Structure modulations in luminescent alkaline earth metal-sulfonate complexes constructed from dihydroxyl-1,5-benzenedisulfonic acid: Influences of metal cations, coordination modes and pH value

Seven novel alkaline earth (AE) metal-sulfonate complexes constructed from ortho-hydroxyl arenedisulfonic acids, [Mg2(H2L)2(H2O)4]·8H2O (1), {[Ca(H2L)(H2O)]n·3nH2O} (2), {[Ca4L2(H2O)12]n·7nH2O} (3), {[Sr(H2L)(H2O)]n·3nH2O} (4), {[Sr2L(H2O)4]n·nH2O} (5), {[Ba(H2L)(H2O)2]n·2nH2O} (6), and [Ba2L(H2O)4]n (7) (H4L = 2,4-dihydroxyl-1,5-benzenedisulfonic acid), have been synthesized and characterized by elemental analysis, IR, TG, PL, powder and single-crystal X-ray diffraction. Complex 1 is a dinuclear unit which is extended by intermolecular hydrogen-bonding interactions into a 3-D supramolecular network. Complexes 2, 4 and 6 exhibit 2-D hybrid layer motifs formed by phenyl rings bridged by infinite 1-D M–O chains, in which the H2L2− dianions act in different μ4:η6 (complex 2), μ4:η7 (complex 4) and μ4:η8 (complex 6) coordination modes. In comparison, complexes 3, 5 and 7 exhibit 3-D pillared layered networks formed by phenyl rings bridged by infinite 2-D M–O layers, in which the L4− tetraanions act in different μ6:η9 (complex 3), μ6:η9 (complex 5) and μ8:η14 (complex 7) coordination modes.
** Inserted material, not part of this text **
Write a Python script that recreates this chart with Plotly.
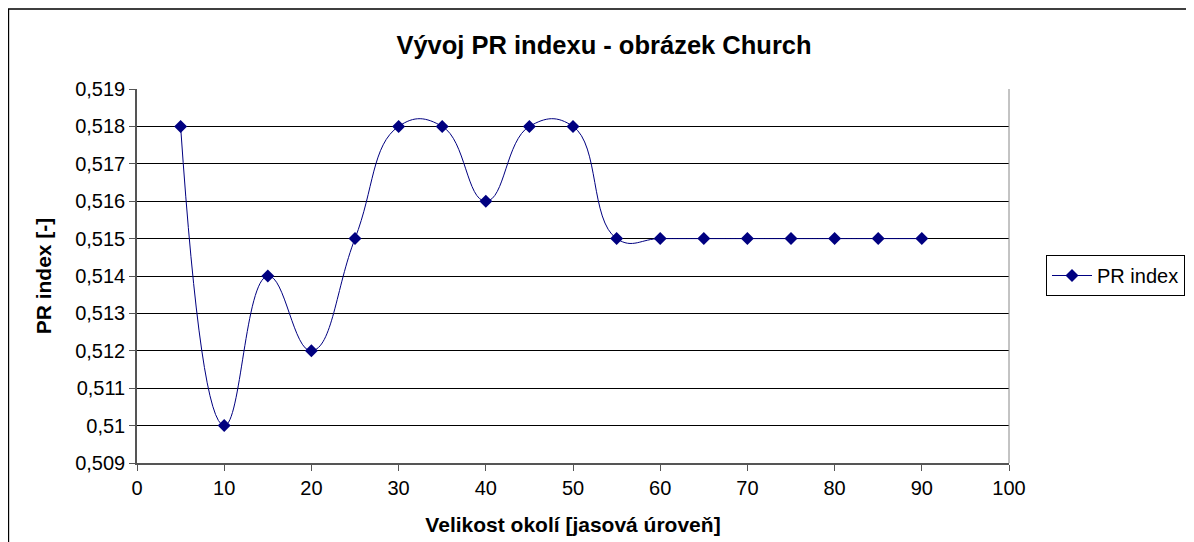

The interspaces of the layer motifs in complexes 2, 4 and 6 are filled by lattice water molecules, and the channels in complexes 3 and 5 are also filled by lattice water molecules. It should be noted that the coordination modes of the sulfonate group in complexes 3 (μ3:η3), 4 (μ2:η3), 5 (μ4:η5), 6 (η2 and μ3:η4) and 7 (μ4:η5) are reported for the first time in the corresponding AE-arenesulfonates. The structural diversities and evolution of these complexes can be attributed to the nature of the metal cations, coordination modes of the sulfonate groups and the hydroxyl groups induced by the pH value. The solid-state luminescent properties demonstrate that complexes 2–7 exhibit violet emission at room temperature and the luminescent emission intensities of the H2L2− containing complexes are evidently stronger than those of the L4− containing complexes. Moreover, the complexes can sensitize Tb(III) ion to exhibit its characteristic green emission.